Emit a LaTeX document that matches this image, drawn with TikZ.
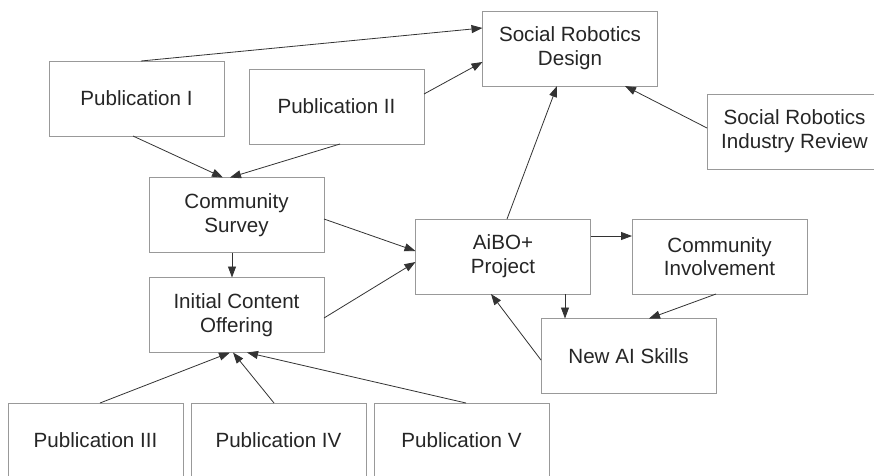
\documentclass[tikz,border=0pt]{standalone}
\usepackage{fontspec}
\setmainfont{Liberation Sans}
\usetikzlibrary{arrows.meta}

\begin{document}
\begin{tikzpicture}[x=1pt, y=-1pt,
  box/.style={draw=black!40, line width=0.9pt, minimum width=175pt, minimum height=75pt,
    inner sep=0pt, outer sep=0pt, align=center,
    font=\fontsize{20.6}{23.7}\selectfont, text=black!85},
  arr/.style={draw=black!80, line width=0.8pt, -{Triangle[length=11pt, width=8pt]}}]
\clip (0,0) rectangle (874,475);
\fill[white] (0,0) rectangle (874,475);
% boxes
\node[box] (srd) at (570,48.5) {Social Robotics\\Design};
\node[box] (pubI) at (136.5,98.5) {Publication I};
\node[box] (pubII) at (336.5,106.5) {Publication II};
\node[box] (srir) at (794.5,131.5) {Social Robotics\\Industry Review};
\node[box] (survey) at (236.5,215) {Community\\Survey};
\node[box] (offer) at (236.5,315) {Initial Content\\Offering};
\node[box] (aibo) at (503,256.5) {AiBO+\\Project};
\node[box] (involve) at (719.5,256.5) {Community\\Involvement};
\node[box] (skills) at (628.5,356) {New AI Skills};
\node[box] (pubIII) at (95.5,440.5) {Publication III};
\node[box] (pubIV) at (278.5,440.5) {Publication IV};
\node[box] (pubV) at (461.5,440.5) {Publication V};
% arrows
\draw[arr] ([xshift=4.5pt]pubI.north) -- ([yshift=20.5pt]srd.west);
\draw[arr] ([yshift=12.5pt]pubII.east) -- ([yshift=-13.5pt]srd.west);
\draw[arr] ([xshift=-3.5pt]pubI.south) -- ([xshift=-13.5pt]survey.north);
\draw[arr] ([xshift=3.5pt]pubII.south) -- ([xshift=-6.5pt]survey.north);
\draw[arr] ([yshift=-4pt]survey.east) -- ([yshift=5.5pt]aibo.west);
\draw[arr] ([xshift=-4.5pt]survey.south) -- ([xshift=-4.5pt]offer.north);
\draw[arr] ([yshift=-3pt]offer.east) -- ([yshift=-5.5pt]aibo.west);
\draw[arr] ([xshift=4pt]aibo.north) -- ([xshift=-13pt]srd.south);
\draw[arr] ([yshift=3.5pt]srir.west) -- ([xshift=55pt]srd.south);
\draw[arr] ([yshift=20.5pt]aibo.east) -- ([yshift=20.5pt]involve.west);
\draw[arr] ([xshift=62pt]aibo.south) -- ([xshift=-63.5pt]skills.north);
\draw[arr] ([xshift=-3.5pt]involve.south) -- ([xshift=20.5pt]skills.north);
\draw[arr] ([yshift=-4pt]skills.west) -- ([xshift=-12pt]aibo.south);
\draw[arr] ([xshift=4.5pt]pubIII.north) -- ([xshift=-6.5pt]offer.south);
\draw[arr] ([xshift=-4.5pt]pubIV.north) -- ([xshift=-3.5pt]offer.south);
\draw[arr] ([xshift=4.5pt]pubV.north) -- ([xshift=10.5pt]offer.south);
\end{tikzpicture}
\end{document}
------------------------------------------------------------------------
Quote the material word for word, dropping any images it holds.

• FULL OUTPUT:
Emit a LaTeX document that matches this image, drawn with TikZ.
\documentclass[tikz,border=0pt]{standalone}
\usepackage{fontspec}
\setmainfont{Liberation Sans}
\usetikzlibrary{arrows.meta}

\begin{document}
\begin{tikzpicture}[x=1pt, y=-1pt,
  box/.style={draw=black!40, line width=0.9pt, minimum width=175pt, minimum height=75pt,
    inner sep=0pt, outer sep=0pt, align=center,
    font=\fontsize{20.6}{23.7}\selectfont, text=black!85},
  arr/.style={draw=black!80, line width=0.8pt, -{Triangle[length=11pt, width=8pt]}}]
\clip (0,0) rectangle (874,475);
\fill[white] (0,0) rectangle (874,475);
% boxes
\node[box] (srd) at (570,48.5) {Social Robotics\\Design};
\node[box] (pubI) at (136.5,98.5) {Publication I};
\node[box] (pubII) at (336.5,106.5) {Publication II};
\node[box] (srir) at (794.5,131.5) {Social Robotics\\Industry Review};
\node[box] (survey) at (236.5,215) {Community\\Survey};
\node[box] (offer) at (236.5,315) {Initial Content\\Offering};
\node[box] (aibo) at (503,256.5) {AiBO+\\Project};
\node[box] (involve) at (719.5,256.5) {Community\\Involvement};
\node[box] (skills) at (628.5,356) {New AI Skills};
\node[box] (pubIII) at (95.5,440.5) {Publication III};
\node[box] (pubIV) at (278.5,440.5) {Publication IV};
\node[box] (pubV) at (461.5,440.5) {Publication V};
% arrows
\draw[arr] ([xshift=4.5pt]pubI.north) -- ([yshift=20.5pt]srd.west);
\draw[arr] ([yshift=12.5pt]pubII.east) -- ([yshift=-13.5pt]srd.west);
\draw[arr] ([xshift=-3.5pt]pubI.south) -- ([xshift=-13.5pt]survey.north);
\draw[arr] ([xshift=3.5pt]pubII.south) -- ([xshift=-6.5pt]survey.north);
\draw[arr] ([yshift=-4pt]survey.east) -- ([yshift=5.5pt]aibo.west);
\draw[arr] ([xshift=-4.5pt]survey.south) -- ([xshift=-4.5pt]offer.north);
\draw[arr] ([yshift=-3pt]offer.east) -- ([yshift=-5.5pt]aibo.west);
\draw[arr] ([xshift=4pt]aibo.north) -- ([xshift=-13pt]srd.south);
\draw[arr] ([yshift=3.5pt]srir.west) -- ([xshift=55pt]srd.south);
\draw[arr] ([yshift=20.5pt]aibo.east) -- ([yshift=20.5pt]involve.west);
\draw[arr] ([xshift=62pt]aibo.south) -- ([xshift=-63.5pt]skills.north);
\draw[arr] ([xshift=-3.5pt]involve.south) -- ([xshift=20.5pt]skills.north);
\draw[arr] ([yshift=-4pt]skills.west) -- ([xshift=-12pt]aibo.south);
\draw[arr] ([xshift=4.5pt]pubIII.north) -- ([xshift=-6.5pt]offer.south);
\draw[arr] ([xshift=-4.5pt]pubIV.north) -- ([xshift=-3.5pt]offer.south);
\draw[arr] ([xshift=4.5pt]pubV.north) -- ([xshift=10.5pt]offer.south);
\end{tikzpicture}
\end{document}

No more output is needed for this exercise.